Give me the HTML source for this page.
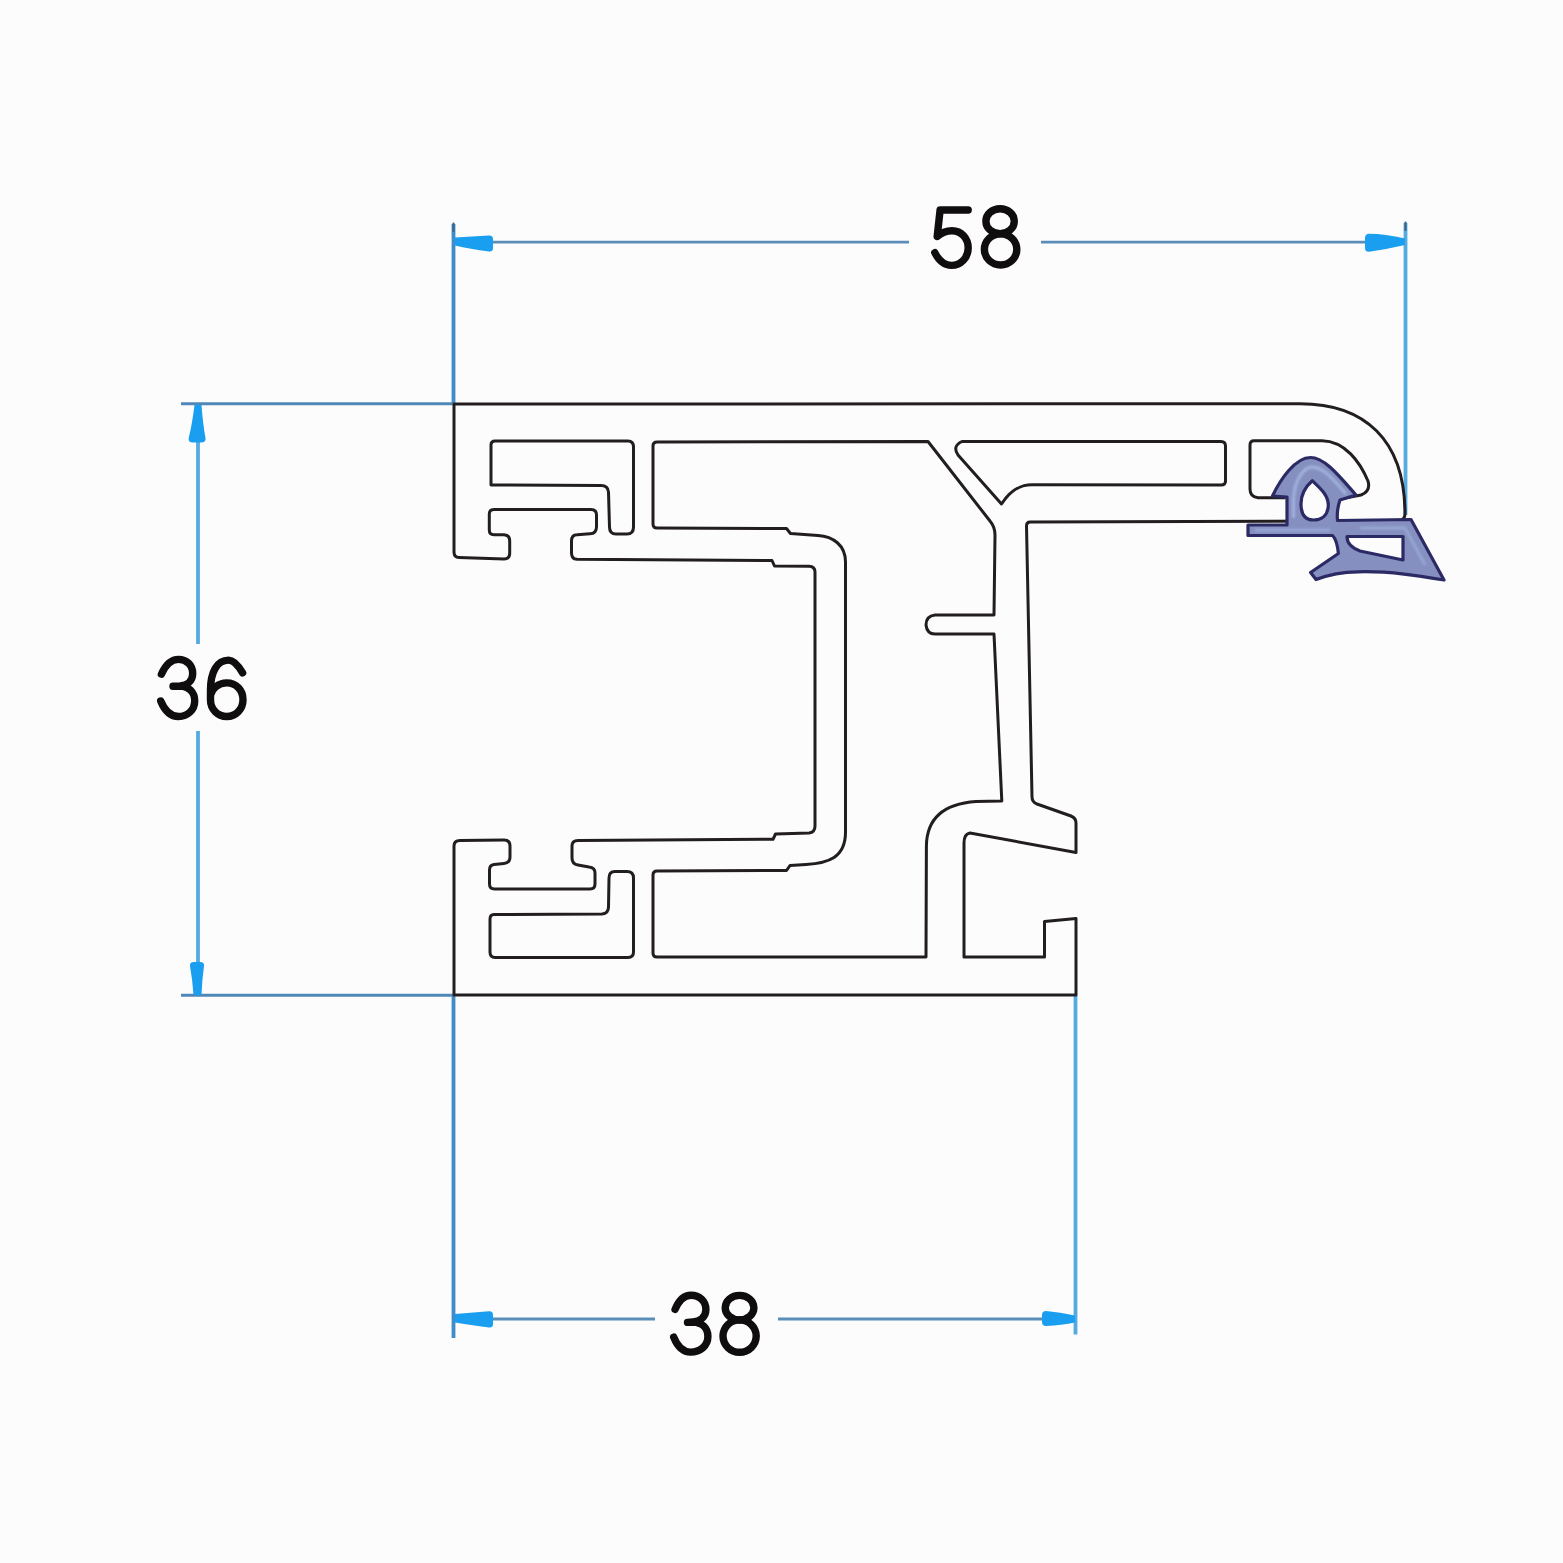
<!DOCTYPE html>
<html><head><meta charset="utf-8">
<style>
html,body{margin:0;padding:0;background:#fcfcfc;}
body{width:1563px;height:1563px;overflow:hidden;}
svg{display:block;}
text{font-family:"Liberation Sans",sans-serif;fill:#0d0d0d;}
</style></head>
<body>
<svg width="1563" height="1563" viewBox="0 0 1563 1563">
<rect width="1563" height="1563" fill="#fcfcfc"/>

<!-- dimension lines -->
<g fill="none" stroke-linecap="butt">
  <path d="M453.5 224 V404 M453.5 995 V1338" stroke="#3f8cc8" stroke-width="3.8"/>
  <path d="M1405.5 223 V515 M1075.5 995 V1334.5 M198 405 V644 M198 731 V994" stroke="#55aae0" stroke-width="3.8"/>
  <path d="M181 403.8 H453 M181 995.3 H453" stroke="#4f88b8" stroke-width="3"/>
  <path d="M455 242.2 H909 M1041 242.2 H1404 M455 1319 H655 M778 1319 H1074" stroke="#5a8db8" stroke-width="2.8"/>
</g>
<g fill="#1a9ef0">
  <path d="M455 237.5 L489 235.5 Q493 235.3 493 239 L493 248 Q493 252 489 251.5 Q470 249 455 245.5 Z"/>
  <path d="M1405 238.5 Q1385 234 1369 233.8 Q1365 234 1365 238 L1365 248 Q1365 252 1369 251.8 Q1388 249 1405 245 Z"/>
  <path d="M194.5 405 L201.5 405 Q203 425 205.5 438 Q206 442.5 201 442.5 L193 442.5 Q188 442.5 188.7 438 Q192 425 194.5 405 Z"/>
  <path d="M193.5 995 L201.5 995 Q202 980 204 966 Q204.5 962 200 962 L194 962 Q189.5 962 190 966 Q192.5 980 193.5 995 Z"/>
  <path d="M455 1314 L489 1311.3 Q493 1311 493 1315 L493 1324 Q493 1328 489 1327.5 Q470 1325 455 1322.5 Z"/>
  <path d="M1075 1315.5 Q1060 1312 1046 1311 Q1042 1311 1042 1315 L1042 1322 Q1042 1326 1046 1326 Q1062 1325 1075 1322.5 Z"/>
</g>
<path d="M453.5 223.5 V231 M1405.5 222.5 V230" stroke="#3a6585" stroke-width="2.2" stroke-linecap="round"/>

<!-- profile -->
<g fill="none" stroke="#221e20" stroke-width="3" stroke-linejoin="round">
  <!-- outer contour -->
  <path id="outer" d="M454 404 L1300 403.7 C1363.9 403.7 1405 439.2 1405 514 Q1405 520.5 1398 520.8 L1030 522 Q1026.5 522 1026.5 526 L1032 797 Q1032 802 1037 804 L1071 816 Q1076 818 1076 823 L1076 852.5 L970 833 Q964 834 964 843 L964 957 L1044.5 957 L1044.5 921.5 L1076 918.4 L1076 995 L454 995 L454 846 Q454 840.5 460 840.5 L504 840 Q510 840 510 846 L510 857 Q510 863 504 863.5 L494 864.5 Q489.5 865 489.5 870 L489.5 884 Q489.5 889 494.5 889 L590 889 Q595 889 595 884 L595 873 Q595 867.5 589 867 L578 865 Q572 864 572 858 L572 846 Q572 840.5 578 840.5 L773 839.3 L775.5 834 L809 833 Q815 832.5 815 826 L815 572 Q815 566.5 809 566.3 L774.5 566 L772 560.5 L577 559.3 Q571.5 559 571.5 553 L571.5 541 Q571.5 535 577 534.8 L590 533.8 Q596.5 533.5 596.5 527 L596.5 515 Q596.5 509.5 591 509.5 L494 509.5 Q489.3 509.5 489.3 514 L489.3 530 Q489.3 534.7 494 534.7 L504 534.7 Q509.7 535 509.7 541 L509.7 553 Q509.7 559 504 559 L459 557.5 Q454 557.5 454 552 Z"/>
  <!-- cavity 1 top -->
  <path d="M495 441 L628 441 Q633.5 441 633.5 447 L633.5 527 Q633.5 534 627 534 L616 534 Q609.5 534 609.5 527 L608.5 492 Q608 485.5 601 485.5 L491 485 L491 445 Q491 441 495 441 Z"/>
  <!-- cavity 1 bottom -->
  <path d="M494 914.5 L602 914 Q608.5 913.5 608.5 907 L609 878 Q609 871.5 615 871.5 L627 871.5 Q633.5 871.5 633.5 878 L633.5 952 Q633.5 957.5 628 957.5 L495 957.5 Q490 957.5 490 952 L490 919 Q490 914.5 494 914.5 Z"/>
  <!-- cavity 2 big C -->
  <path d="M657 442 L928 441.5 L990 521 Q995 527 995 535 L994 615 L935 615 Q926 616 926 625 Q927 634 935 634 L994 634 L1001.8 801 L976 801.6 Q927 805 926.4 846 L926 957 L657 957 Q653 957 653 953 L653 875 Q653 871 657 871 L786.5 870.5 L790 865.5 L806 864.5 C828 863 845.5 858 845.5 832 L845.5 562 C845.5 545 833 536.5 818 535.5 L790.5 533.5 L786.5 528.5 L657 528 Q653 528 653 524 L653 446 Q653 442 657 442 Z"/>
  <!-- cavity 3 -->
  <path d="M962 441.5 L1221 441.5 Q1225.5 441.5 1225.5 446 L1225.5 481 Q1225.5 485 1221 485 L1032 484.7 C1019 484.7 1010 491 1001.5 504 L958 455 Q952 446 962 441.5 Z"/>
  <!-- cavity 6 -->
  <path d="M1285.5 497.7 L1258 497.7 Q1250 497 1250 489 L1250 445 Q1250 440.7 1254 440.7 L1322 440.7 C1345 441 1360 462 1368 481 Q1371 491 1361 495 L1340 499"/>
</g>

<!-- gasket -->
<defs><filter id="bl" x="-20%" y="-20%" width="140%" height="140%"><feGaussianBlur stdDeviation="1"/></filter></defs>
<g stroke-linejoin="round">
  <path fill="#8590c0" stroke="#2c2a64" stroke-width="3.2" fill-rule="evenodd" d="M1248 525 L1287 525 L1287 497 L1272.5 496 C1280 480 1295 457.5 1310.5 457.5 C1325 457.5 1340 477 1356 495 L1340 500 Q1336.5 510 1337.5 520.5 L1411 519.5 L1444 580 C1420 576 1390 571 1358 571.8 C1340 572 1325 576 1316 579.5 L1310.6 572.5 L1338.4 553.5 Q1337 540 1332.6 535.5 L1248 535.5 Z
   M1312.3 480.7 C1320 488 1328.3 495 1328.3 505 C1328 517 1320 520 1313.5 520 C1305 520 1301 515 1301 504 C1301 495 1305 487 1312.3 480.7 Z
   M1347 536.5 L1403 536.5 L1403 560 L1360 551 C1352 548 1347 543 1347 536.5 Z"/>
  <path fill="none" stroke="#a3b2de" stroke-width="3" filter="url(#bl)" d="M1293.5 518 L1293.5 500 C1294 482 1302 468 1312 467 C1322 467 1332 477 1346 494"/>
  <path fill="none" stroke="#9aaad8" stroke-width="2.5" filter="url(#bl)" d="M1255 530 L1330 530 M1360 528 L1405 528 L1425 565"/>
</g>

<!-- text -->
<g fill="none" stroke="#0f0d0e" stroke-width="7.4" stroke-linecap="round" stroke-linejoin="round">
  <!-- 58 -->
  <path d="M968.2 210 L940.1 210 L937.2 236.5 C941 233 946 230.7 952 230.7 C961.5 230.7 968.2 238.5 968.2 248 C968.2 257.5 961 265.4 951.5 265.4 C944 265.4 938.5 260 934.8 252.7"/>
  <ellipse cx="1000.1" cy="221.2" rx="14.2" ry="12.5"/>
  <ellipse cx="1000.6" cy="249.4" rx="16.2" ry="15.6"/>
  <!-- 36 -->
  <path d="M161.4 674.2 C165 666 171 659.4 178.5 659.4 C186.5 659.4 192.7 665 192.7 673.5 C192.7 681 187 685.5 180 686 L173 686.3 M180 686 C189 686.5 194.7 692 194.7 701 C194.7 710 187.5 716.5 178.5 716.5 C170 716.5 164 709 160.7 701"/>
  <path d="M242.6 672.9 C238 665 233 660.1 228.6 660.1 C217 660.1 210.5 672 210.5 690 L210.5 700 C210.5 709 217.5 716.5 226.75 716.5 C236 716.5 243 709 243 699.7 C243 690 236 682.9 226.75 682.9 C218 682.9 212 689 210.5 695"/>
  <!-- 38 -->
  <path d="M675.1 1309.4 C679 1300 685 1295.3 691 1295.3 C699.5 1295.3 705.9 1301 705.9 1309.5 C705.9 1317 700 1321.5 693 1322 L687.5 1322.4 M693 1322 C702 1322.5 707.9 1328 707.9 1336.5 C707.9 1346 700 1352.1 690.5 1352.1 C682 1352.1 677 1345.5 673.7 1337.2"/>
  <ellipse cx="739.55" cy="1307.7" rx="14.35" ry="12.3"/>
  <ellipse cx="739.6" cy="1336.1" rx="16.6" ry="16.2"/>
</g>
</svg>
</body></html>
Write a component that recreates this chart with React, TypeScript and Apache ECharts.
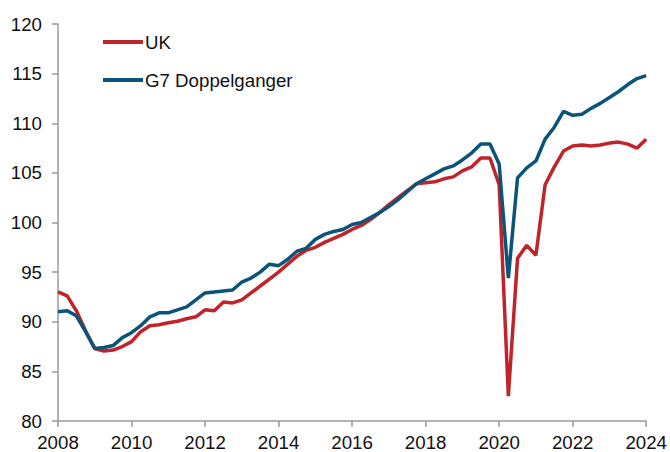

+++++

- WHAT YOU ARE ASKED TO DO -
Tell how many lines of the records above hold the string "this". Give no other text.

- OUTPUT BELOW -
2